Wealth managers have been fixated on building credentials and sharing this information, but Paolo believes that such methods do not address people’s motivations. He believes that the motivation to invest is a biological one that revolves around purpose and survival. When we invest our money, we do it with a goal and survive in a world governed by economics. However, if our motivation to invest is biological, so is our hesitation to invest. When someone asks us to put out money and invest, our brains send out a warning sign to be cautious.
For this reason, building trust with clients is essential for financial institutions. To support this point, Paolo mentions how Jeff Bezos, the founder of Amazon, noted the importance of trust. Jeff said that for online products, the inability for consumers to interact with the product physically prompted him to find a way to create trust with his customers. He then introduced a rating system where consumers could leave positive or negative reviews of a product, fostering trust in development and, by extension, Amazon. For most products bought on Amazon, customers can return them if they find it is a wrong purchase, but financial products are a lot more complex. Since clients cannot simply send back financial products, the idea of trust is even more important for wealth managers to bear in mind.

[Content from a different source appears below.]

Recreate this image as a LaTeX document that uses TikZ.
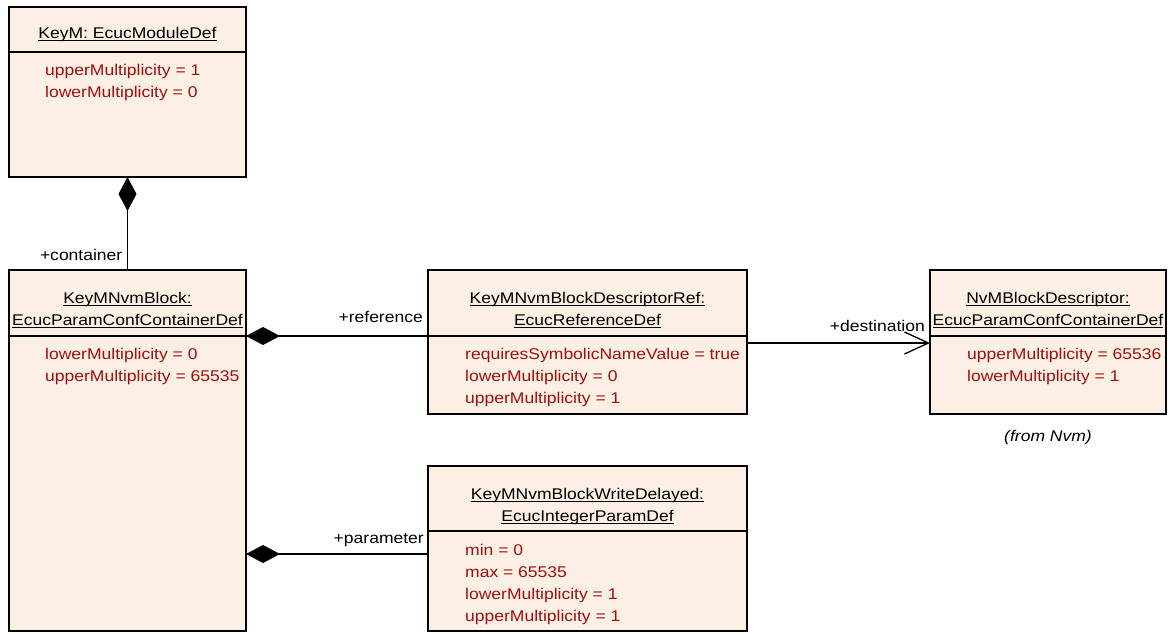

Paolo shares that transparency is a significant factor when building trust with clients. Transparency enables clients to comprehend value propositions more clearly and can help institutions develop a competitive advantage. Understanding transparency is even more pressing in our digital age as the prevalence of technology and information has given people the tools to compare the offerings of different companies.
By understanding that trust and transparency are key influences on the biological motivation of people, wealth managers will be better able to provide for their clients. This also includes using the digital to augment and simplify the user experience. However, an important point made by Paolo is that artificial intelligence is not here to replace humans but to enrich the human experience. With this in mind, wealth managers have to first understand the source of human motivation before digitising it. Many fintech try to sell based on ideas of romance, fictionalising the product and attempting to enchant clients using digital technology. While they might provide a digital experience, their digital engagement of clients is lacking. Engagement is essential as it leads to customer retention, but it isn’t easy to digitise, so more studies need to be done to understand people’s needs. Until Fintech providers have a better grasp of the human experience and can digitise engagement, there is still a long road ahead for the industry.